The minutes of the Bank’s September meeting said that policymakers would have to balance raising interest rates to keep a lid on inflation against cutting them to support growth.
How does the Bank see the medium-term outlook?
The UK economy contracted by 0.2% in the three months to June. The Bank expects the economy to expand by 0.2% in the third quarter of this year.
While this is weaker than the 0.3% growth predicted last month, it means the UK is expected to avoid a technical recession, defined as two consecutive quarters of economic decline.
A survey by the Bank showed that consumer spending remained robust, with many families choosing to spend more time in the UK this summer rather than go abroad because of the weaker pound.
It said the increase in “staycations” had boosted spending on restaurants and hotel accommodation.

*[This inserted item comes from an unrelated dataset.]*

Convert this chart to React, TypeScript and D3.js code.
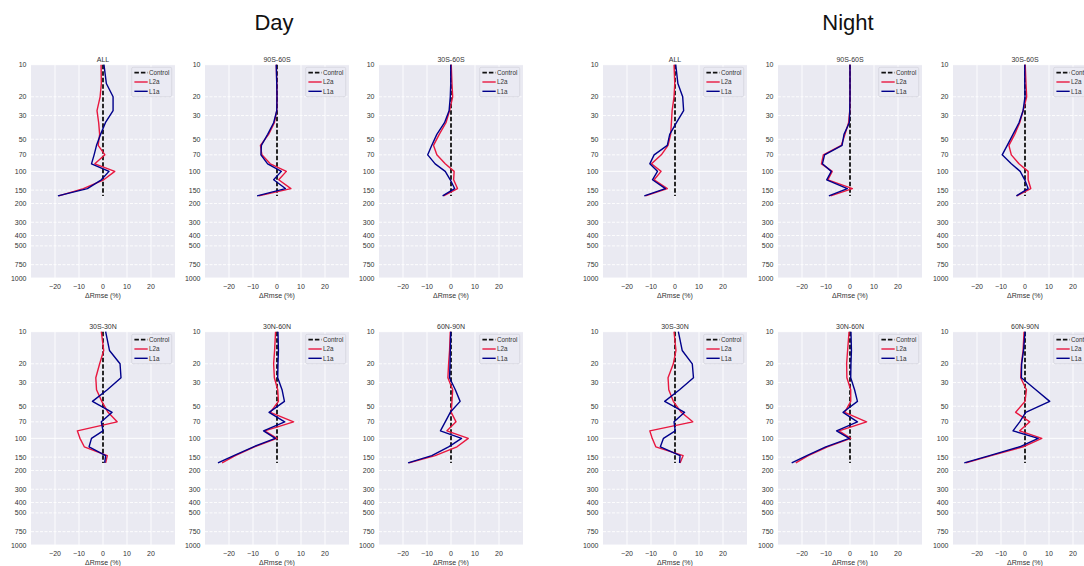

The Bank also said the government’s decision to inject more money into departments in the latest Spending Review would boost UK growth by around 0.4% over the next three years.
What about Brexit?
The MPC said that the ongoing uncertainty over the UK’s relationship with the EU risked a further period of “entrenched uncertainty”.
They said ongoing uncertainty would lead to weaker growth and less inflationary pressure, reducing the Bank’s need to raise interest rates.
The minutes of the meeting said: “The longer those uncertainties persisted, particularly in an environment of weaker global growth, the more likely it was that demand growth would remain below potential.”
However, policymakers repeated that more clarity that the economy was heading towards a Brexit deal meant that increases in interest rates would be needed over the next three years.